The impacts of eco-anxiety extend beyond trauma, fear, anger, and guilt. In an op-ed for the Los Angeles Times, Humboldt University environmental studies professor Sarah Jaquette Ray asks why eco-anxiety has not led to greater action and change. Dr. Ray explains that climate change is not one specific issue, but a monumental problem. Thus, these worries make people feel that individual actions, like recycling and reducing one’s personal carbon footprint, are insignificant, leading to nihilism and apathy.
Novelist and farmer Julie Carrick Dalton’s eco-anxiety influenced her career. Dalton explained that she began farming after she “panic-bought” a large plot of land close to her family home to protect the wildlife that use the habitat, including bears and moose. As she familiarized herself with the land, Dalton saw first hand the impact of rising temperatures on the growing season and “began witnessing the effects of invasive and endangered species.” Her novel Waiting for the Night Song “emerged as a result of these climate anxieties.” Dalton will release another climate anxiety-inspired novel in a year.

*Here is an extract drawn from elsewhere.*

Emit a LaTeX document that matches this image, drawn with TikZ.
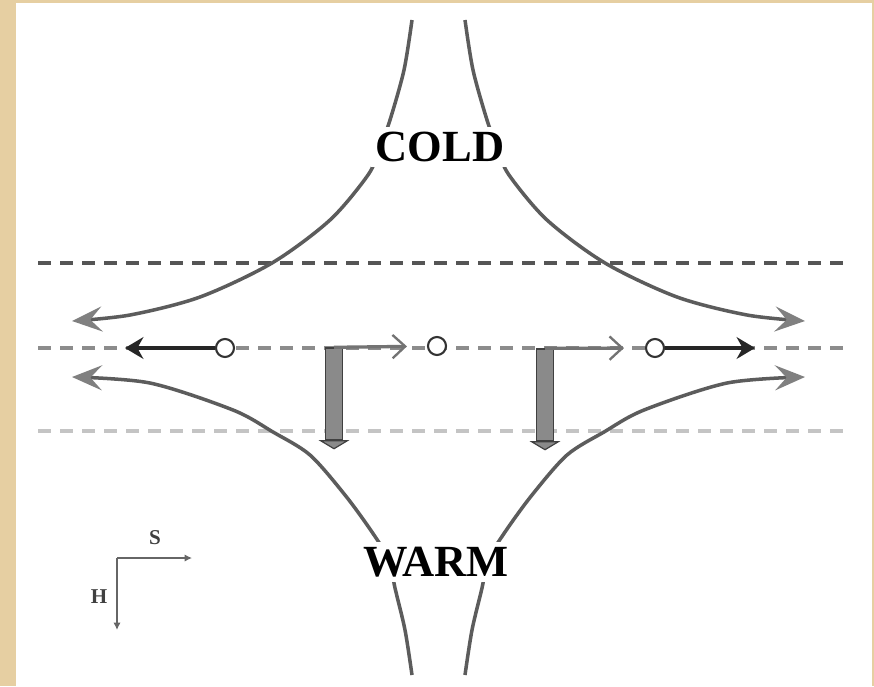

Some people with eco-anxiety feel helpless in the face of massive emissions from a small number of corporations. The Consumer Data Platform released a report in 2017 which revealed that 100 fossil fuel producers are responsible for 71% of industrial greenhouse gas emissions globally.
Shah agreed that corporations play a significant role in people’s climate anxiety. “[I]t is a matter of indignant shame that corporates continue to destroy a planet along with all its inhabitants (human or otherwise) even though we are supposed to be the smartest of the lot. Are we really?”

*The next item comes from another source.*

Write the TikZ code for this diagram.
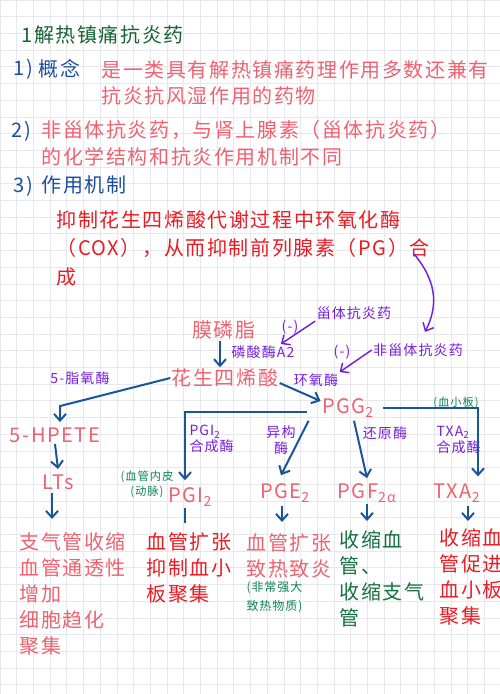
\documentclass[tikz,border=0pt]{standalone}
\usepackage{fontspec}
\setmainfont{Noto Sans CJK SC}[LetterSpace=8]
\usetikzlibrary{arrows.meta,calc}

\definecolor{titlegreen}{RGB}{22,100,52}
\definecolor{numblue}{RGB}{28,78,160}
\definecolor{notepink}{RGB}{238,98,112}
\definecolor{notered}{RGB}{232,28,36}
\definecolor{drugpurple}{RGB}{118,30,220}
\definecolor{arrowblue}{RGB}{24,86,152}
\definecolor{notegreen}{RGB}{12,132,82}
\definecolor{darkgreen}{RGB}{20,112,62}
\definecolor{gridgrey}{RGB}{230,232,238}

\tikzset{every picture/.style={line width=0.75pt}}
\tikzset{
  flow/.style={color=arrowblue, line width=1.5pt, -{Straight Barb[length=5pt,width=9pt]}},
  inhibit/.style={color=drugpurple, line width=1.1pt, -{Straight Barb[length=5pt,width=9pt]}},
}

\newcommand\bodysize{\fontsize{15}{19.5}\selectfont}
\newcommand\labelsize{\fontsize{10.5}{12}\selectfont}
\newcommand\notesize{\fontsize{8.5}{11}\selectfont}

\begin{document}
\begin{tikzpicture}[x=0.75pt,y=0.75pt,yscale=-1,xscale=1]
    \useasboundingbox (0,0) rectangle (500,694);
    %Shape: Grid
    \draw [color=gridgrey, line width=0.5pt, step=12.525pt] (0,0) grid (500,694);

    % Text Node
    \draw (20,35) node [anchor=west][inner sep=0.75pt] [font=\bodysize, color=titlegreen] (title) {1解热镇痛抗炎药};
    % Text Node
    \draw (12,69) node [anchor=west][inner sep=0.75pt] [font=\bodysize, color=numblue] (num1) {1)};
    % Text Node
    \draw (37,69) node [anchor=west][inner sep=0.75pt] [font=\bodysize, color=numblue] (concept) {概念};
    % Text Node
    \draw (100,59) node [anchor=north west][inner sep=0.75pt] [font=\bodysize, color=notepink] [align=left] (def) {是一类具有解热镇痛药理作用多数还兼有\\抗炎抗风湿作用的药物};
    % Text Node
    \draw (10,131) node [anchor=west][inner sep=0.75pt] [font=\bodysize, color=numblue] (num2) {2)};
    % Text Node
    \draw (40,119) node [anchor=north west][inner sep=0.75pt] [font=\fontsize{15}{20.2}\selectfont, color=notepink] [align=left] (diff) {非甾体抗炎药，与肾上腺素（甾体抗炎药）\\的化学结构和抗炎作用机制不同};
    % Text Node
    \draw (12,186) node [anchor=west][inner sep=0.75pt] [font=\bodysize, color=numblue] (num3) {3)};
    % Text Node
    \draw (40,185) node [anchor=west][inner sep=0.75pt] [font=\bodysize, color=numblue] (mechtitle) {作用机制};
    % Text Node
    \draw (55,209) node [anchor=north west][inner sep=0.75pt] [font=\fontsize{15}{21.4}\selectfont, color=notered] [align=left] (mech) {抑制花生四烯酸代谢过程中环氧化酶\\（COX），从而抑制前列腺素（PG）合\\成};
    \coordinate (pgtail) at (414,254);

    % Text Node
    \draw (224,330) node [inner sep=0.75pt] [font=\bodysize, color=notepink] (membrane) {膜磷脂};
    % Text Node
    \draw (354,313) node [inner sep=0.75pt] [font=\labelsize, color=drugpurple] (steroid) {甾体抗炎药};
    % Text Node
    \draw (290,327) node [inner sep=0.75pt] [font=\labelsize, color=drugpurple] (minusa) {(-)};
    % Text Node
    \draw (263,352) node [inner sep=0.75pt] [font=\labelsize, color=drugpurple] (pla) {磷酸酶A2};
    % Text Node
    \draw (342,352) node [inner sep=0.75pt] [font=\labelsize, color=drugpurple] (minusb) {(-)};
    % Text Node
    \draw (418,350) node [inner sep=0.75pt] [font=\labelsize, color=drugpurple] (nsaid) {非甾体抗炎药};
    % Text Node
    \draw (80,378) node [inner sep=0.75pt] [font=\labelsize, color=drugpurple] (lox) {5-脂氧酶};
    % Text Node
    \draw (225,378) node [inner sep=0.75pt] [font=\bodysize, color=notepink] (aa) {花生四烯酸};
    % Text Node
    \draw (316,380) node [inner sep=0.75pt] [font=\labelsize, color=drugpurple] (cox) {环氧酶};
    % Text Node
    \draw (348,408) node [inner sep=0.75pt] [font=\bodysize, color=notepink] (pgg) {PGG\textsubscript{2}};
    % Text Node
    \draw (456,403) node [inner sep=0.75pt] [font=\notesize, color=notegreen] (platelet) {(血小板)};
    % Text Node
    \draw (55,435) node [inner sep=0.75pt] [font=\bodysize, color=notepink] (hpete) {5-HPETE};
    % Text Node
    \draw (58,482) node [inner sep=0.75pt] [font=\bodysize, color=notepink] (lts) {LTs};
    % Text Node
    \draw (188,424) node [anchor=north west][inner sep=0.75pt] [font=\labelsize, color=drugpurple] [align=left] (pgis) {PGI\textsubscript{2}\\合成酶};
    % Text Node
    \draw (281,440) node [inner sep=0.75pt] [font=\labelsize, color=drugpurple] [align=center] (isom) {异构\\酶};
    % Text Node
    \draw (385,433) node [inner sep=0.75pt] [font=\labelsize, color=drugpurple] (reduc) {还原酶};
    % Text Node
    \draw (435,425) node [anchor=north west][inner sep=0.75pt] [font=\labelsize, color=drugpurple] [align=left] (txas) {TXA\textsubscript{2}\\合成酶};
    % Text Node
    \draw (147,484) node [inner sep=0.75pt] [font=\notesize, color=notegreen] [align=center] (endo) {(血管内皮\\(动脉)};
    % Text Node
    \draw (190,497) node [inner sep=0.75pt] [font=\bodysize, color=notepink] (pgi) {PGI\textsubscript{2}};
    % Text Node
    \draw (285,493) node [inner sep=0.75pt] [font=\bodysize, color=notepink] (pge) {PGE\textsubscript{2}};
    % Text Node
    \draw (367,493) node [inner sep=0.75pt] [font=\bodysize, color=notepink] (pgf) {PGF\textsubscript{2α}};
    % Text Node
    \draw (457,493) node [inner sep=0.75pt] [font=\bodysize, color=notepink] (txa) {TXA\textsubscript{2}};

    % Text Node
    \draw (18,531) node [anchor=north west][inner sep=0.75pt] [font=\bodysize, color=notepink] [align=left] (effa) {支气管收缩\\血管通透性\\增加\\细胞趋化\\聚集};
    % Text Node
    \draw (145,531) node [anchor=north west][inner sep=0.75pt] [font=\bodysize, color=notered] [align=left] (effb) {血管扩张\\抑制血小\\板聚集};
    % Text Node
    \draw (245,532) node [anchor=north west][inner sep=0.75pt] [font=\bodysize, color=notepink] [align=left] (effc) {血管扩张\\致热致炎};
    % Text Node
    \draw (245,580) node [anchor=north west][inner sep=0.75pt] [font=\fontsize{9}{14}\selectfont, color=notegreen] [align=left] (pyro) {(非常强大\\致热物质)};
    % Text Node
    \draw (338,529) node [anchor=north west][inner sep=0.75pt] [font=\bodysize, color=darkgreen] [align=left] (effd) {收缩血\\管、\\收缩支气\\管};
    % Text Node
    \draw (438,527) node [anchor=north west][inner sep=0.75pt] [font=\bodysize, color=notered] [align=left] (effe) {收缩血\\管促进\\血小板\\聚集};

    %Curve Lines
    \draw [inhibit] (pgtail) .. controls (440,285) and (436,310) .. ($(nsaid.north)+(7,-10)$) ;
    %Straight Lines
    \draw [inhibit] (steroid.south west) -- ($(pla.north east)+(-15,0)$) ;
    %Straight Lines
    \draw [inhibit] (nsaid.west) -- (cox.north east) ;
    %Straight Lines
    \draw [flow] ($(membrane.south)+(-4,0)$) -- ($(aa.north)+(-5,0)$) ;
    %Straight Lines
    \draw [flow] (aa.west) -- ($(hpete.north)+(5,-20)$) -- ($(hpete.north)+(5,-4)$) ;
    %Straight Lines
    \draw [flow] ($(aa.east)+(0,5)$) -- ($(pgg.west)+(0,-7)$) ;
    %Straight Lines
    \draw [flow] ($(pgg.west)+(-14,4)$) -| ($(pgi.north)+(-5,-6)$) ;
    %Straight Lines
    \draw [flow] ($(pgg.east)+(8,0)$) -| ($(txa.north)+(21,-6)$) ;
    %Straight Lines
    \draw [flow] ($(pgg.south west)+(-12,2)$) -- ($(pge.north)+(-4,-7)$) ;
    %Straight Lines
    \draw [flow] ($(pgg.south)+(6,2)$) -- ($(pgf.north)+(0,-4)$) ;
    %Straight Lines
    \draw [flow] (hpete.south) -- ($(lts.north)+(0,-4)$) ;
    %Straight Lines
    \draw [flow] ($(lts.south)+(-6,2)$) -- ($(lts.south |- effa.north)+(-6,-12)$) ;
    %Straight Lines
    \draw [color=arrowblue, line width=1.5pt] ($(pgi.south)+(-5,0)$) -- ($(pgi.south |- effb.north)+(-5,-8)$) ;
    %Straight Lines
    \draw [flow] ($(pge.south)+(-3,2)$) -- ($(pge.south |- effc.north)+(-3,-10)$) ;
    %Straight Lines
    \draw [flow] (pgf.south) -- ($(pgf.south |- effd.north)+(0,-8)$) ;
    %Straight Lines
    \draw [flow] ($(txa.south)+(11,2)$) -- ($(txa.south |- effe.north)+(11,-6)$) ;
\end{tikzpicture}
\end{document}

University of North Carolina at Chapel Hill graduate student Kayla McManus-Viana is a teaching assistant for the Global Studies department Global Issues class. “Students are feeling anxious and incredibly angry at corporations’ complicity” in the climate crisis, McManus-Viana said.
Efficacy of the term
Although many people identify with the symptoms of eco-anxiety, the actual term is controversial to some. In her op-ed, Dr. Ray argues that the term could depoliticize important effects of climate change, which are exacerbated by systemic issues. Placing concerns associated with eco-anxiety solely under the umbrella of mental health does not address the actual causes of climate change and eco-anxiety, Dr. Ray states.
Terminology aside, anxiety surrounding the climate crisis is on the rise and people are looking for solutions. In an article for The Guardian, Mala Rao and Richard Powell from the Primary Care and Public Health Department at Imperial College London suggested community-building and accessibility of accurate information on climate mitigation can reduce eco-anxiety. Such education can help people who care deeply about the state of the planet feel empowered by their actions rather than powerless.
Turner said that to deal with eco-anxiety, “The only thing I can do is have open conversations with my friends and family, urge them to pay more attention, and hope that I can be one of many small drivers of social change that get us across the line.”
Psychologists, climate activists, and other experts have created resources like workshops, online groups, and newsletters to help people learn about and manage their eco-anxiety, use their emotions to take action, and communicate with others who feel the same way.
Dalton also leads workshops and gives lectures on Fiction in the Age of Climate Crisis. “I believe art can play a role in how we process climate anxiety. […] Dystopian stories help us imagine possible futures – and can inspire readers to fight for a different future.”